[srvx-devel] draft: srvx-2.0 database abstraction interface

[Entrope <en...@us...>]

Feedback, if you have any :)

I do not know how clear this will be to people besides me; if it is
not clear, or if you have concerns about what it can do, let me know
where.

Assuming nobody finds serious problems in it, I'll start implementing
it this weekend.

-- Entrope

Database Abstraction
--------------------

srvx-2.0 uses (will use) a database abstraction layer to hide the
structural and representation differences between different supported
database backends, and to make it easier to manage the database
behavior at a high level.  This document describes the behavior and
interfaces of that layer -- both what it exposes to the higher levels
of srvx, and what it expects from the database backends.

Database Model
--------------

The top level of the database consists of tables.  These are named
mappings of keys to rows.  Each row has one primary key column, other
columns, and child tables.  A column has a name, and data of one of
several types:
  - unsigned integer
  - datetime
  - string
  - string list
  - child table (of a specific type)
Within a given table, each column contains the same type of data in
all rows (the special value 'null' may exist in any column except the
primary key column; whether it occurs, and the meaning if it does, is
table-specific).
A child table is distinguished by having a parent row in another
table; rows in top-level tables do not have parents.  For relational
databases, this usually means the child table has additional columns
in the primary key to identify the parent row.
Child objects cannot look up their parents directly, although if they
do not have a parent object pointer, they must have a list of parent
keys (to know where their children are and to write themselves out).

Schema Representation
---------------------

Each table type is represented by a descriptor and control object in
srvx.  These are created by specifying the table name, column names
and types, primary key column name, and factory to load objects from
the database store.  These type descriptors are created by a factory
method on the database backend object.

Object Loading
--------------

The table type descriptor object can load a database object, given the
child primary key and either parent object or full list of parent
keys.

When a row is loaded from the database, all its child rows may be
loaded in the same query (whether or not is specified in the load
call, and defaults to loading children), but its parent (if one
exists) is not loaded.  The object is entered into a per-table and
database-wide cache.  The representation passed to the object loading
factory should be similar to the "struct record_data" in srvx-1.x.

Object Storing
--------------

A database object can be marked dirty (and probably should be marked
dirty by mutator methods) and moved to the dirty list in the database.
The base database object class has a (virtual) method to write the
object out, using an interface similar to the saxdb write interface in
srvx-1.x.

The database backend must also support transaction levels, and not
permanently write dirty objects until the transaction is committed.
If the transaction (or a parent transaction) is rolled back, the
object must be reverted to its pre-transaction state.

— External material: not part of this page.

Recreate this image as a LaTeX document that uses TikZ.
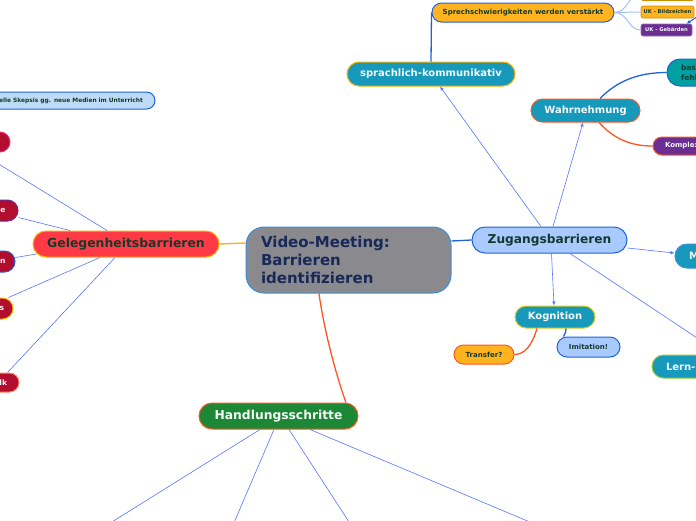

[Q: how will rollback interact with adding or dropping rows?  Probably
just reference the added/dropped rows in the transaction record.]

Caching
-------

Each table type contains a map of loaded objects.  The whole database
contains LRU lists of clean and dirty objects.  The desired size of
these lists can be tuned at runtime.  The database can be told to
reload its cache (for example, if a third party updates the data
store).

Backends
--------

This abstraction layer is designed to efficiently support three
specific backends:
 - a plain text backend that can read srvx-1.x format recdb files (and
   write similarly formatted files -- just without "" for strings that
   are clearly tokens),
 - Berkeley/Sleepycat DB databases,
 - a SQL backend (that knows how to do RFC1459 casemapping).

The major provisos for the backends are:
 - the plain text backend must load and store the entire database at
   once, and thus caches the entire thing,
 - plain text and Sleepycat DBs are vulnerable to in-process corruption,
 - SQL backend is susceptible to high IPC traffic and serialization cost.